* BEGIN Given material *

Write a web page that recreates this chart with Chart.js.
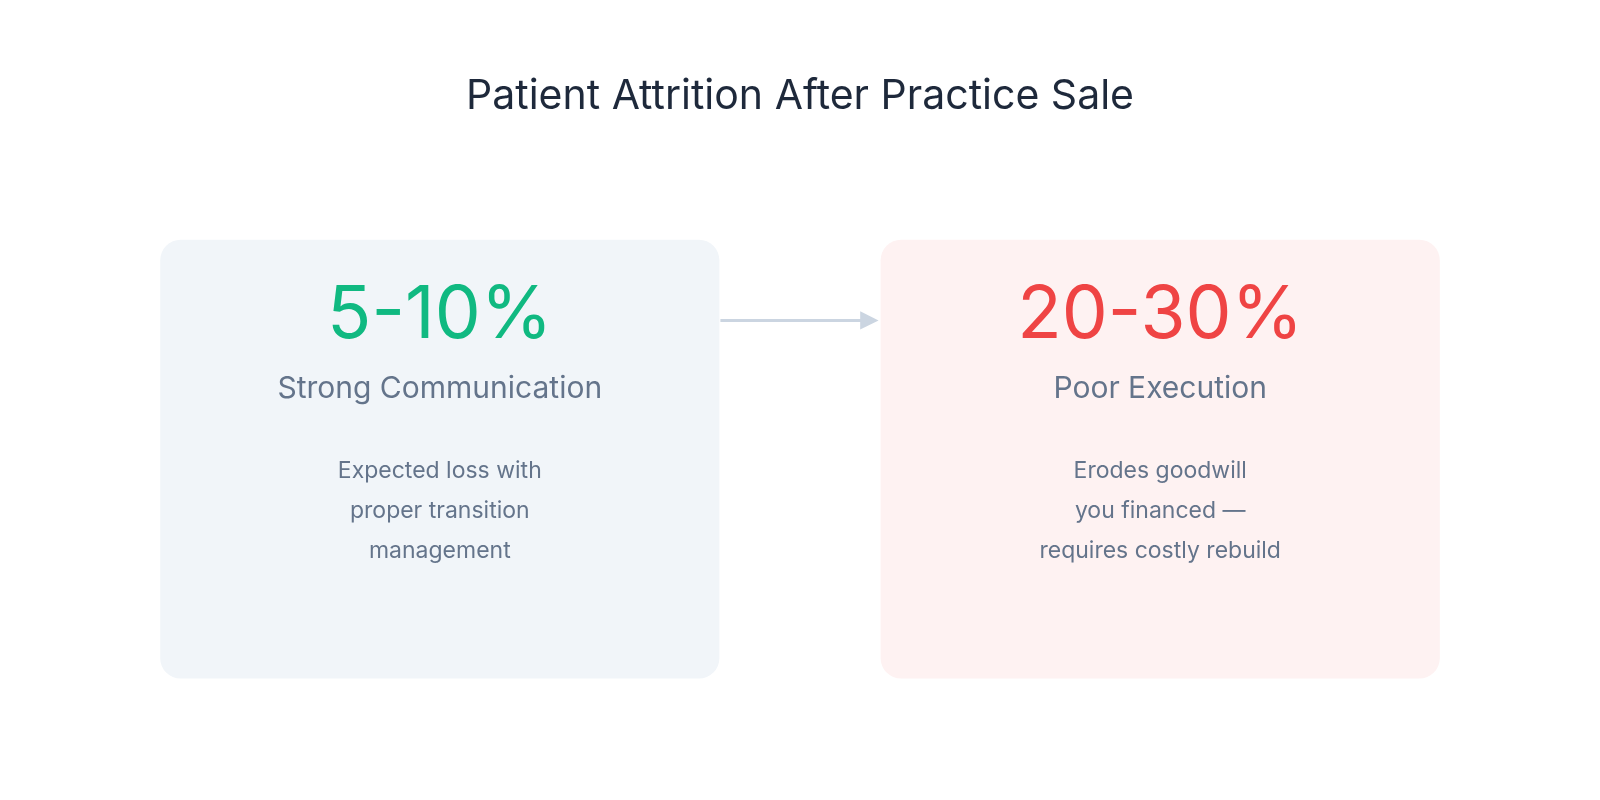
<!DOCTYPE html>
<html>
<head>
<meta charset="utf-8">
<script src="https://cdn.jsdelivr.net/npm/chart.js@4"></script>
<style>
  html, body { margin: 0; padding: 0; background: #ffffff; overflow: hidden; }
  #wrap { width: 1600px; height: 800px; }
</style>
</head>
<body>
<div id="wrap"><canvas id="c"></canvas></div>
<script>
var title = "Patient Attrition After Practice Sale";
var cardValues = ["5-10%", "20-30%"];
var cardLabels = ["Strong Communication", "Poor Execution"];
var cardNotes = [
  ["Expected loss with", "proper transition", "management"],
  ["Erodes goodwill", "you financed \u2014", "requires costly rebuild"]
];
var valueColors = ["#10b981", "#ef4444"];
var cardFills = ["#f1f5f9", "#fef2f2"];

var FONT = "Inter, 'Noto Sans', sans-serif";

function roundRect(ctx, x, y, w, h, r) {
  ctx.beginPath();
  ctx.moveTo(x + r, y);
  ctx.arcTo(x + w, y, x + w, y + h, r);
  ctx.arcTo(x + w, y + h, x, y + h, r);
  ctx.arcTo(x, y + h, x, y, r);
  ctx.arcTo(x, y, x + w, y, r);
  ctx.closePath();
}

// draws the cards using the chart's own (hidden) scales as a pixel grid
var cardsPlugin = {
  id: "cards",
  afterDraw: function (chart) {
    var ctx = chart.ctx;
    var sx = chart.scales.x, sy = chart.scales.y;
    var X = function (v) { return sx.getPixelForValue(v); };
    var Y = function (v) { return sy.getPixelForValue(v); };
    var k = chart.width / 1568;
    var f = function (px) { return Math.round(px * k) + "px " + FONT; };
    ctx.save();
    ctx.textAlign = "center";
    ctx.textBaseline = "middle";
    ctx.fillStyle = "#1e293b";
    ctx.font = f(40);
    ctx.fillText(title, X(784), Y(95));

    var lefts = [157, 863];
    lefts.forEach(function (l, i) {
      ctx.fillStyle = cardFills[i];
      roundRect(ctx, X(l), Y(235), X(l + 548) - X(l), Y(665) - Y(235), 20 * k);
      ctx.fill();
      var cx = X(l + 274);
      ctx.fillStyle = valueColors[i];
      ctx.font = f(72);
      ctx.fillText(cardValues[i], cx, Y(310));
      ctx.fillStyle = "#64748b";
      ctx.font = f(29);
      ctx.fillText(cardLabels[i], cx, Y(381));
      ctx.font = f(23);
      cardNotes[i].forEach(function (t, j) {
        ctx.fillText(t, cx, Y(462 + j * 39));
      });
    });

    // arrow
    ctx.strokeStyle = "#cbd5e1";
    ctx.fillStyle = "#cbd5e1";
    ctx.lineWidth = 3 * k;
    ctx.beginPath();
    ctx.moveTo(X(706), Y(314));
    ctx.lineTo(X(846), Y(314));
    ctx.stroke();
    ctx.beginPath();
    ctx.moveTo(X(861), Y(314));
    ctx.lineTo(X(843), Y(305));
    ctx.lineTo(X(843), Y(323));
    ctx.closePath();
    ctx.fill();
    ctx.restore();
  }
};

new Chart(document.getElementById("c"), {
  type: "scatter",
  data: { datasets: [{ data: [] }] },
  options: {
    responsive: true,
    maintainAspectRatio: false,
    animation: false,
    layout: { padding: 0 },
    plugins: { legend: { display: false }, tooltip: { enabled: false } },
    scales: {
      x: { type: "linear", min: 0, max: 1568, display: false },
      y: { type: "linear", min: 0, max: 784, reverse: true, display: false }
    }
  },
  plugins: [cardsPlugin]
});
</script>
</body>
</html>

* END Given material *

# Task goal
Exclude the images, then output the data above word for word.

# Exercise result
Write a web page that recreates this chart with Chart.js.
<!DOCTYPE html>
<html>
<head>
<meta charset="utf-8">
<script src="https://cdn.jsdelivr.net/npm/chart.js@4"></script>
<style>
  html, body { margin: 0; padding: 0; background: #ffffff; overflow: hidden; }
  #wrap { width: 1600px; height: 800px; }
</style>
</head>
<body>
<div id="wrap"><canvas id="c"></canvas></div>
<script>
var title = "Patient Attrition After Practice Sale";
var cardValues = ["5-10%", "20-30%"];
var cardLabels = ["Strong Communication", "Poor Execution"];
var cardNotes = [
  ["Expected loss with", "proper transition", "management"],
  ["Erodes goodwill", "you financed \u2014", "requires costly rebuild"]
];
var valueColors = ["#10b981", "#ef4444"];
var cardFills = ["#f1f5f9", "#fef2f2"];

var FONT = "Inter, 'Noto Sans', sans-serif";

function roundRect(ctx, x, y, w, h, r) {
  ctx.beginPath();
  ctx.moveTo(x + r, y);
  ctx.arcTo(x + w, y, x + w, y + h, r);
  ctx.arcTo(x + w, y + h, x, y + h, r);
  ctx.arcTo(x, y + h, x, y, r);
  ctx.arcTo(x, y, x + w, y, r);
  ctx.closePath();
}

// draws the cards using the chart's own (hidden) scales as a pixel grid
var cardsPlugin = {
  id: "cards",
  afterDraw: function (chart) {
    var ctx = chart.ctx;
    var sx = chart.scales.x, sy = chart.scales.y;
    var X = function (v) { return sx.getPixelForValue(v); };
    var Y = function (v) { return sy.getPixelForValue(v); };
    var k = chart.width / 1568;
    var f = function (px) { return Math.round(px * k) + "px " + FONT; };
    ctx.save();
    ctx.textAlign = "center";
    ctx.textBaseline = "middle";
    ctx.fillStyle = "#1e293b";
    ctx.font = f(40);
    ctx.fillText(title, X(784), Y(95));

    var lefts = [157, 863];
    lefts.forEach(function (l, i) {
      ctx.fillStyle = cardFills[i];
      roundRect(ctx, X(l), Y(235), X(l + 548) - X(l), Y(665) - Y(235), 20 * k);
      ctx.fill();
      var cx = X(l + 274);
      ctx.fillStyle = valueColors[i];
      ctx.font = f(72);
      ctx.fillText(cardValues[i], cx, Y(310));
      ctx.fillStyle = "#64748b";
      ctx.font = f(29);
      ctx.fillText(cardLabels[i], cx, Y(381));
      ctx.font = f(23);
      cardNotes[i].forEach(function (t, j) {
        ctx.fillText(t, cx, Y(462 + j * 39));
      });
    });

    // arrow
    ctx.strokeStyle = "#cbd5e1";
    ctx.fillStyle = "#cbd5e1";
    ctx.lineWidth = 3 * k;
    ctx.beginPath();
    ctx.moveTo(X(706), Y(314));
    ctx.lineTo(X(846), Y(314));
    ctx.stroke();
    ctx.beginPath();
    ctx.moveTo(X(861), Y(314));
    ctx.lineTo(X(843), Y(305));
    ctx.lineTo(X(843), Y(323));
    ctx.closePath();
    ctx.fill();
    ctx.restore();
  }
};

new Chart(document.getElementById("c"), {
  type: "scatter",
  data: { datasets: [{ data: [] }] },
  options: {
    responsive: true,
    maintainAspectRatio: false,
    animation: false,
    layout: { padding: 0 },
    plugins: { legend: { display: false }, tooltip: { enabled: false } },
    scales: {
      x: { type: "linear", min: 0, max: 1568, display: false },
      y: { type: "linear", min: 0, max: 784, reverse: true, display: false }
    }
  },
  plugins: [cardsPlugin]
});
</script>
</body>
</html>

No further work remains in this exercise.